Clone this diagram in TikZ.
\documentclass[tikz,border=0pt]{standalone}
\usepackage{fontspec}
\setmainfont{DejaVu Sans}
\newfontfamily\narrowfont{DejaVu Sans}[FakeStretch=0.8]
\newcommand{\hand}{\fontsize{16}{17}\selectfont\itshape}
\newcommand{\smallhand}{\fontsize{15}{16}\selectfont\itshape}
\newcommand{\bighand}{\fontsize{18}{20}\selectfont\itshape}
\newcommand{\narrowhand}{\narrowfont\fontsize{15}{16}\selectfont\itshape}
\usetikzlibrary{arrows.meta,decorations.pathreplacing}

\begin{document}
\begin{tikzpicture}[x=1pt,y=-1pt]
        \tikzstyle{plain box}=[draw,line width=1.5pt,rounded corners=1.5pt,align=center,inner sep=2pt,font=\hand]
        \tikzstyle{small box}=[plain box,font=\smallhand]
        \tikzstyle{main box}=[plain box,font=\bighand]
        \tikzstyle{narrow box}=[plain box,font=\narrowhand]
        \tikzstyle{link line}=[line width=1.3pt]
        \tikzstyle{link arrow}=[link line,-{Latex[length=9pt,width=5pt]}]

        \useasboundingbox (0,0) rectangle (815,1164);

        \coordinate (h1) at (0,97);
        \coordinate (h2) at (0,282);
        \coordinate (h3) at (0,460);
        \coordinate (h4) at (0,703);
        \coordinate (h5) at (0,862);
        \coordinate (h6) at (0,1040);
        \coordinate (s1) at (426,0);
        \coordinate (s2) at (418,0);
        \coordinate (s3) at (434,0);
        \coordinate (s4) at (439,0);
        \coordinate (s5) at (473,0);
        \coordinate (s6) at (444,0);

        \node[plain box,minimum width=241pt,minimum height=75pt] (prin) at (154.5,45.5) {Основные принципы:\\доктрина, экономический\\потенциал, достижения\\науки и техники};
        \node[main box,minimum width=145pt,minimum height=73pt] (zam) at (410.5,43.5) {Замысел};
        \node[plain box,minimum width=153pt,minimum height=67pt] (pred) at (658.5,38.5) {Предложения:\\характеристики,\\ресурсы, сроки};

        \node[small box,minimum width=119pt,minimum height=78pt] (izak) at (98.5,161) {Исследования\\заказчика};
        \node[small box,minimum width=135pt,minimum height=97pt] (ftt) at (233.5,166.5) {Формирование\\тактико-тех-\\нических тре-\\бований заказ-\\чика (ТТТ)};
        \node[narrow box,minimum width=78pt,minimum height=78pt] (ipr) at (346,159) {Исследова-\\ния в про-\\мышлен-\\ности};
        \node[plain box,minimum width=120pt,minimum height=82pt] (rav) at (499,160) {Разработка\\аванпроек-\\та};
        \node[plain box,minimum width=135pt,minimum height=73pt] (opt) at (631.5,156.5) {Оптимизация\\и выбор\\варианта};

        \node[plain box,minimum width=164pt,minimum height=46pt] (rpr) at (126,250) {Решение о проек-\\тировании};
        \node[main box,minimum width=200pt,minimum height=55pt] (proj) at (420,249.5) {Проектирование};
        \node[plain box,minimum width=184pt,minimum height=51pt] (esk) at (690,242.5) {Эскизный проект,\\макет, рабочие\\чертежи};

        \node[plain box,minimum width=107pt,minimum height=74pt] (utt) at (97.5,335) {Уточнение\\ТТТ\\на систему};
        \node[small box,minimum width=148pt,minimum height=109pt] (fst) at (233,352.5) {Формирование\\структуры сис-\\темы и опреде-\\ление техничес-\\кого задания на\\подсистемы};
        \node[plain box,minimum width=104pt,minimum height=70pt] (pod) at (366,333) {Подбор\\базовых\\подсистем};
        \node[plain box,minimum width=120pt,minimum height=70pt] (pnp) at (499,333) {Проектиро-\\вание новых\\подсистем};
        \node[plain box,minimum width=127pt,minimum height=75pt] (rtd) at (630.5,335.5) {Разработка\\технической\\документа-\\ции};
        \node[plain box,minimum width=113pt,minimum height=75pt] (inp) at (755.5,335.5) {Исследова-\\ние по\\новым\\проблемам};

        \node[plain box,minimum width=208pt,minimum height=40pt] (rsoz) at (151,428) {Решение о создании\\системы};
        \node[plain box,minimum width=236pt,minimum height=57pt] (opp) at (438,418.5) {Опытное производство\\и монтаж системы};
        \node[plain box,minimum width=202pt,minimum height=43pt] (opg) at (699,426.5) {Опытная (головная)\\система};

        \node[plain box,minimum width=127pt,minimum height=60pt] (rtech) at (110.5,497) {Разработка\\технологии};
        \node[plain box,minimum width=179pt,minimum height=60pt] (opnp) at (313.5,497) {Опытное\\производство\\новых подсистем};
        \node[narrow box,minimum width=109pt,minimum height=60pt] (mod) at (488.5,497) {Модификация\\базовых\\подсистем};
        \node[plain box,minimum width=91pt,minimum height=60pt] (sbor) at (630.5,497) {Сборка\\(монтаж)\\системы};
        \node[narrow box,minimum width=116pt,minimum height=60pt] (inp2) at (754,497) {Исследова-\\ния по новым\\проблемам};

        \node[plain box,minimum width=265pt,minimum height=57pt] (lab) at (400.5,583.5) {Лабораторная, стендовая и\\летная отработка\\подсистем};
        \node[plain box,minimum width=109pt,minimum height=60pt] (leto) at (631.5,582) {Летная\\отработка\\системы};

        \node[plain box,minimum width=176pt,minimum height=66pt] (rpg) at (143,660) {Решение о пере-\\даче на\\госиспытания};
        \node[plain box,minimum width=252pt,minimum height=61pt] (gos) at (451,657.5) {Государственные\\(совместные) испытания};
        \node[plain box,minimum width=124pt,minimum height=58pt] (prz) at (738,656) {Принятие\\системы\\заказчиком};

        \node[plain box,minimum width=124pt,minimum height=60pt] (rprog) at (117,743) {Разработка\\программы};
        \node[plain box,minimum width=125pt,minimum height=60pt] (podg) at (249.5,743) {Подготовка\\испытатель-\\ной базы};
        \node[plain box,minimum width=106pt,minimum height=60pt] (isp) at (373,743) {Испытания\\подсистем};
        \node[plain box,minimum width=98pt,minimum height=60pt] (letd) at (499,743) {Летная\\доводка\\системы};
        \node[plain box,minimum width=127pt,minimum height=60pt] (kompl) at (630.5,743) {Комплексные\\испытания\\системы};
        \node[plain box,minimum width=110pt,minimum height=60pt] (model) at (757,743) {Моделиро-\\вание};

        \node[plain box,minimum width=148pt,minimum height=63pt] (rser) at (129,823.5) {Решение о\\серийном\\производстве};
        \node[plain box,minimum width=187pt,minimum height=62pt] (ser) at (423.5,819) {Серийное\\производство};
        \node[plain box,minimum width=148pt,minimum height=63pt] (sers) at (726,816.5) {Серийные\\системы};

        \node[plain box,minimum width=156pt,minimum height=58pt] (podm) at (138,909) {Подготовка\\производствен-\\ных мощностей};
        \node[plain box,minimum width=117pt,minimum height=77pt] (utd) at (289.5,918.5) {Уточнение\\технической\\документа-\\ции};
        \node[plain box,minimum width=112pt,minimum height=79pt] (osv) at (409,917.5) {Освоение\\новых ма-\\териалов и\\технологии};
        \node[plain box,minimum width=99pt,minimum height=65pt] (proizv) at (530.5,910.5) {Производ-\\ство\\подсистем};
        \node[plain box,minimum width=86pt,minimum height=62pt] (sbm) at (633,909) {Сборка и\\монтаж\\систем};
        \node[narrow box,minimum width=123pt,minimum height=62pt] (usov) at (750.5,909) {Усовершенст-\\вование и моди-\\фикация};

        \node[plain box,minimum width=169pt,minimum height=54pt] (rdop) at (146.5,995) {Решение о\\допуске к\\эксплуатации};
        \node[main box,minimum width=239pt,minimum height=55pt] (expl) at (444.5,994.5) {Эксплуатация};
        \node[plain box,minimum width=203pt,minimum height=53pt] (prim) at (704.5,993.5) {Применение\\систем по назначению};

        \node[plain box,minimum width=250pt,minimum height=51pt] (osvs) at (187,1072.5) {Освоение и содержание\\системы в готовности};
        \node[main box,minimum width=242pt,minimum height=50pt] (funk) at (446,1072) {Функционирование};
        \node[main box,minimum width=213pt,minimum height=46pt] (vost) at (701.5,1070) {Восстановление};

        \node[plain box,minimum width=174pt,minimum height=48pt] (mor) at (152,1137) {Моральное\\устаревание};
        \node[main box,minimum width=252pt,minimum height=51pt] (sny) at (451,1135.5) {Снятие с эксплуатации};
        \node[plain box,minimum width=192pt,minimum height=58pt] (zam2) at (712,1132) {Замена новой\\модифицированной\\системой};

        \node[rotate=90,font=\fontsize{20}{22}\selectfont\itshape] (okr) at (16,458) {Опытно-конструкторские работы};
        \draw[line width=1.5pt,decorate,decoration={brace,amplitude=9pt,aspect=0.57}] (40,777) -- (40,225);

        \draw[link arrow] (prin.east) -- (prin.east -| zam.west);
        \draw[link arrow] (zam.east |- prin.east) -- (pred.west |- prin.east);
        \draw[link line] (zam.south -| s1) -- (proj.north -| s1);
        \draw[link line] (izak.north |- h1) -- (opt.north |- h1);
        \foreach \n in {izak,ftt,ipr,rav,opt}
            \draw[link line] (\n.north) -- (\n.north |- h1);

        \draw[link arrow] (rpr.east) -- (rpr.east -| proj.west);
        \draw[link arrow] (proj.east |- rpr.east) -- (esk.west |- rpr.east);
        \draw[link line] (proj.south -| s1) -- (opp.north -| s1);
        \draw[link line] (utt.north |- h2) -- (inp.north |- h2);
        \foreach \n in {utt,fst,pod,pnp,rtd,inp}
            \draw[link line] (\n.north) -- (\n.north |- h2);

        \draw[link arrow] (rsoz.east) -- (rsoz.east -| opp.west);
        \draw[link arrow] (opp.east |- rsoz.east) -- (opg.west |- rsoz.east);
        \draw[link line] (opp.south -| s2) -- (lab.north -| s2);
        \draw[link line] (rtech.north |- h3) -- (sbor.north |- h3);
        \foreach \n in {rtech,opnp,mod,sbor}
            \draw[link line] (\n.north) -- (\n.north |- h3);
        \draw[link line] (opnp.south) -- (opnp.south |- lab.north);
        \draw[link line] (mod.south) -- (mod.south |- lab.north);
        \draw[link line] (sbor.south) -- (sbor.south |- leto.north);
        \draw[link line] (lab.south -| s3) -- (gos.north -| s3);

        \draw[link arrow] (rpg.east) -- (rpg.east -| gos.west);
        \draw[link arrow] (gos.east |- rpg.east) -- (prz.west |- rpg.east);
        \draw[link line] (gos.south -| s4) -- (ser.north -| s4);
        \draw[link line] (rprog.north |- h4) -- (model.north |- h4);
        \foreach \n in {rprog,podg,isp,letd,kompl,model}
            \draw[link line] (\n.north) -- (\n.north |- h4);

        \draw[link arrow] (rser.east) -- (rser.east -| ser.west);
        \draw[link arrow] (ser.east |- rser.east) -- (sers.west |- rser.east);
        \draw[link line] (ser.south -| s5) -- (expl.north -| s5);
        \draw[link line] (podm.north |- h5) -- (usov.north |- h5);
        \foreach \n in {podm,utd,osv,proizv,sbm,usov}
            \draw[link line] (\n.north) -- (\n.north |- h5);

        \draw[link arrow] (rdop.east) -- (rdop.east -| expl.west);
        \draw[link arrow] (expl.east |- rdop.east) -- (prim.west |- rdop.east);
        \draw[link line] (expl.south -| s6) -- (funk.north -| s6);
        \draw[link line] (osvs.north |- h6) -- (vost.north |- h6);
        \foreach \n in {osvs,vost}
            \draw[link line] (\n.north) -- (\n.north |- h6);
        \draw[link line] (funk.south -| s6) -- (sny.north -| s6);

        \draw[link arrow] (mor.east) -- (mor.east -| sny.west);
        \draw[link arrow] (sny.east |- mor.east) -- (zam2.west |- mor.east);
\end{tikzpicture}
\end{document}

------------------------------------------------------------------------

• [Objective]:
Set down verbatim only the lines between the start of the data above and the line with "(0,0) rectangle (815,1164);", both boundaries included.

• [Answer for this exercise]:
Clone this diagram in TikZ.
\documentclass[tikz,border=0pt]{standalone}
\usepackage{fontspec}
\setmainfont{DejaVu Sans}
\newfontfamily\narrowfont{DejaVu Sans}[FakeStretch=0.8]
\newcommand{\hand}{\fontsize{16}{17}\selectfont\itshape}
\newcommand{\smallhand}{\fontsize{15}{16}\selectfont\itshape}
\newcommand{\bighand}{\fontsize{18}{20}\selectfont\itshape}
\newcommand{\narrowhand}{\narrowfont\fontsize{15}{16}\selectfont\itshape}
\usetikzlibrary{arrows.meta,decorations.pathreplacing}

\begin{document}
\begin{tikzpicture}[x=1pt,y=-1pt]
        \tikzstyle{plain box}=[draw,line width=1.5pt,rounded corners=1.5pt,align=center,inner sep=2pt,font=\hand]
        \tikzstyle{small box}=[plain box,font=\smallhand]
        \tikzstyle{main box}=[plain box,font=\bighand]
        \tikzstyle{narrow box}=[plain box,font=\narrowhand]
        \tikzstyle{link line}=[line width=1.3pt]
        \tikzstyle{link arrow}=[link line,-{Latex[length=9pt,width=5pt]}]

        \useasboundingbox (0,0) rectangle (815,1164);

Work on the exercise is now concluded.